Costa d’Avorio, Gbabo resta in carcere

Laurent Gbabo al momento dell’arresto nell’aprile 2011

L’ex presidente ivoriano Laurent Koudou Gbagbo dovrà rimanere nel carcere della Corte penale internazionale (Cpi) in attesa dell’apertura di un eventuale processo. Lo ha deciso all’unanimità la Camera di appello dell’istituzione giuridica dell’Aia, confermando il provvedimento emesso lo scorso luglio dalla Prima camera preliminare dello stesso Tribunale. Detenuto da quasi due anni, Gbgabo è accusato di crimini contro l’umanità durante la crisi elettorale seguita alle elezioni presidenziali dell’ottobre 2010.

Una crisi finita sei mesi più tardi in un bagno di sangue costato la vita a tremila persone. La ricostruzione dei fatti indica che dopo aver vinto al primo turno, Gbagbo fu pesantemente sconfitto al ballottaggio da Alassane Dramane  Ouattara, ottenendo il 45,9% dei consensi contro il 54,1% del suo avversario.

Il presidente uscente si rifiutò di lasciare il potere e fece in modo che il Consiglio Costituzionale, organismo strettamente legato alla presidenza, invalidasse le schede di sette sezioni elettorali del nord, corrispondenti al 13% degli aventi diritto al voto. In virtù di questo stratagemma fu dichiarato vincente con il 51,45% dei consensi.

Pochi giorni dopo, entrambi i presidenti organizzarono due diverse cerimonie di giuramento e formarono due governi, gettando l’ex colonia francese in una lunga fase di stallo.

Le Nazioni Unite, gli osservatori elettorali e la comunità internazionale furono unanimemente concordi nel ritenere Ouattara il legittimo vincitore delle elezioni, condannando le resistenze di Gbagbo che, non cedendo né alle rivendicazioni interne né alle pressioni esterne, determinò il riaprirsi del conflitto all’interno del paese africano.

Dopo tre mesi di sporadici combattimenti, a fine marzo 2011 le forze fedeli ad Alassane Ouattara lanciarono un’offensiva e occuparono quasi tutte le zone controllate dalle forze fedeli a Laurent Gbagbo.

All’inizio di aprile, i soldati della missione delle Nazioni Unite Unoci (United Nations Operation in Côte d’Ivoire) e il contingente francese Licorne bombardarono l’artiglieria schierata dalle truppe fedeli a Laurent Gbagbo, che il 10 aprile fu tratto in arresto e consegnato in seguito alla Corte penale internazionale.

Secondo un rapporto diffuso da Amnesty International, le forze di sicurezza filo-Gbabo sarebbero ree di aver compiuto esecuzioni extragiudiziali e dell’arresto arbitrario di persone durante manifestazioni, sia per le strade che nelle loro abitazioni.

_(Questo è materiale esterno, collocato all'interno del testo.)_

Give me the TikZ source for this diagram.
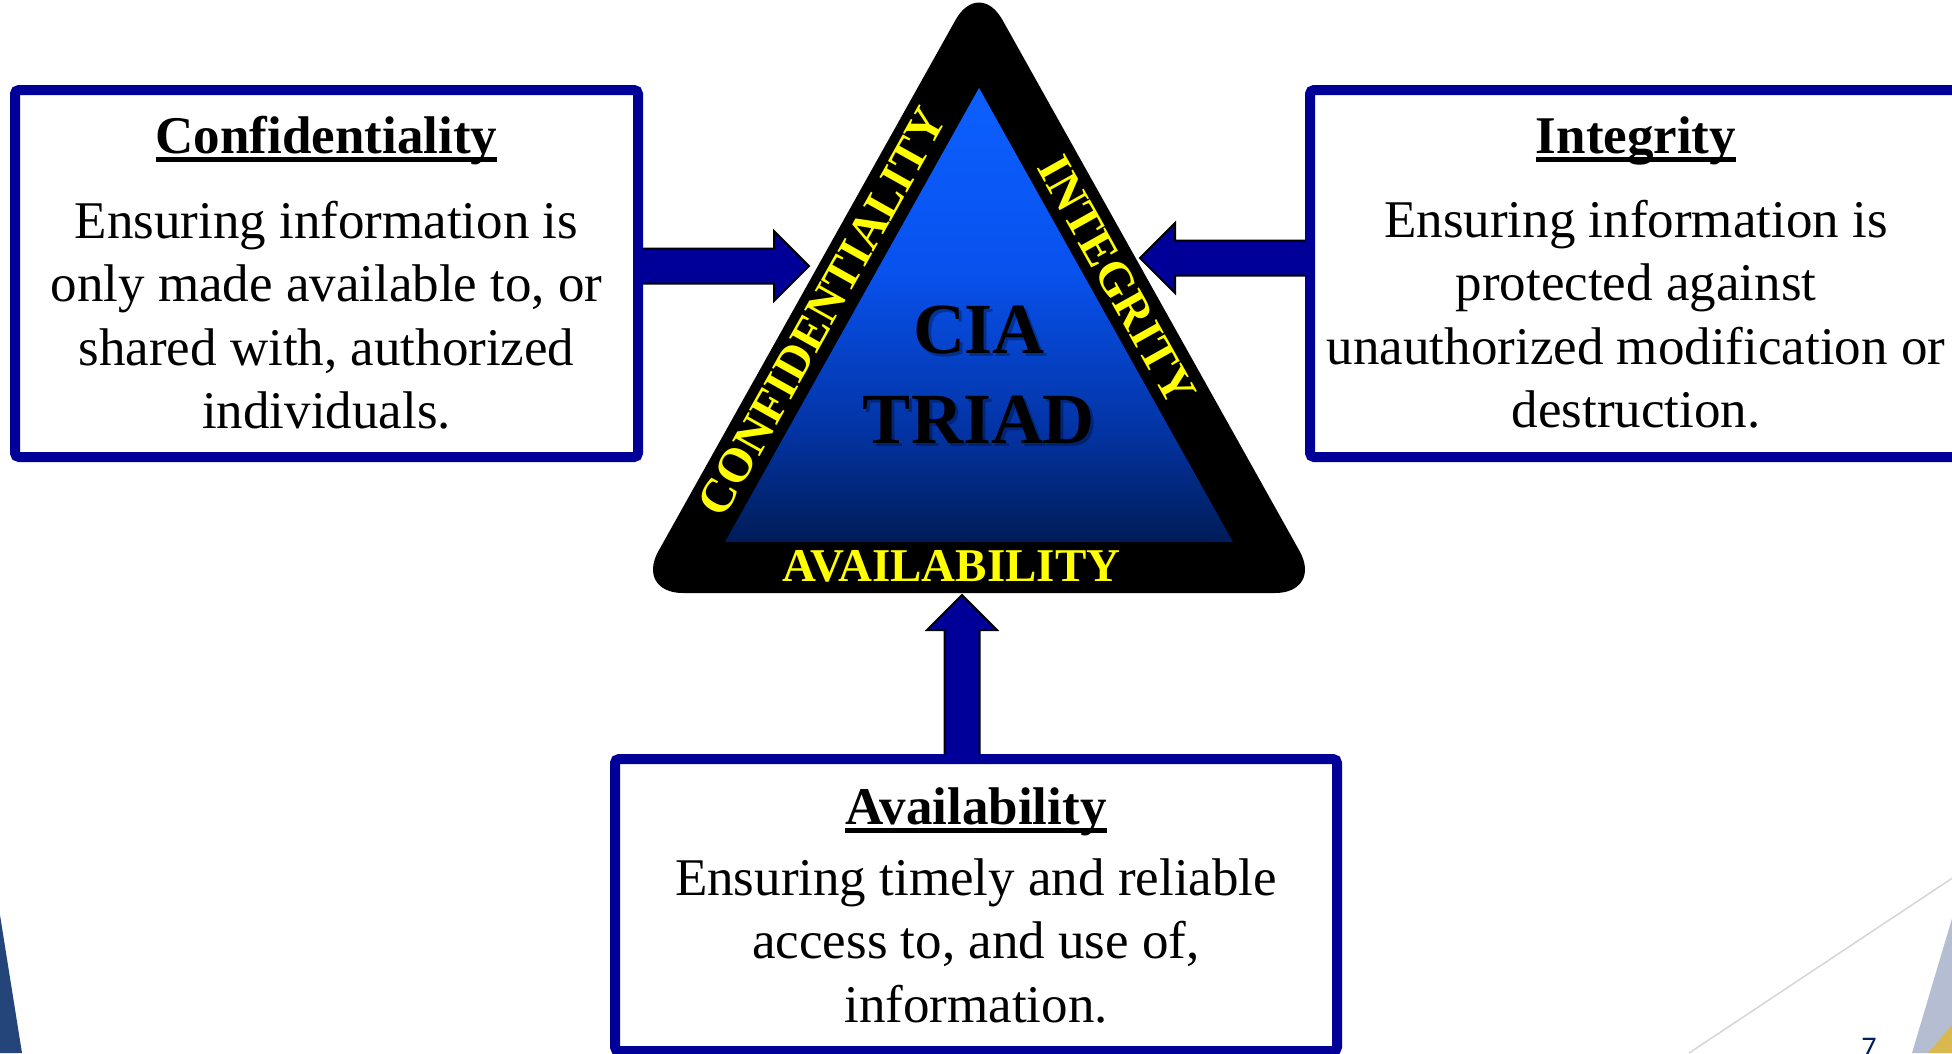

Alcune di queste sono state vittime di sparizioni forzate, la maggior parte era dioula, un termine generico per designare coloro che hanno nome musulmano o che provengono dal nord della Costa d’Avorio.

L’organizzazione umanitaria punta il dito anche contro le Forze repubblicane della Costa d’Avorio (Forces républicaines de Côte d’Ivoire – Frci), fedeli a Ouattara, che avrebbero ucciso e torturato sostenitori reali o presunti di Laurent Gbagbo, specialmente nell’ovest del paese.

Finora la Cpi ha spiccato mandati di cattura anche nei confronti della moglie di Gbabo, Simone Ehivet, e del leader dei Giovani patrioti, l’ex ministro Charles Blé Goudé, arrestato in Ghana nel gennaio di quest’anno. Anch’essi, come l’ex presidente ivoriano, sono detenuti e in attesa di essere processati nel loro paese.

A più riprese, il Fronte popolare ivoriano (Fpi), il partito di Gbagbo oggi principale forza di opposizione, ha chiesto la scarcerazione del suo leader. Dalla fine della crisi del 2011 oppositori e diversi osservatori accusano il governo ivoriano di attuare una “giustizia dei vincitori”.

Dal canto suo, il procuratore della Cpi, la gambiana Fatou Bensouda, ha invitato “gli ivoriani ad avere fiducia nella giustizia che segue il suo corso” e assicurato che “le indagini andranno avanti per tutte le vittime, qualunque sia la loro appartenenza etnica o politica”.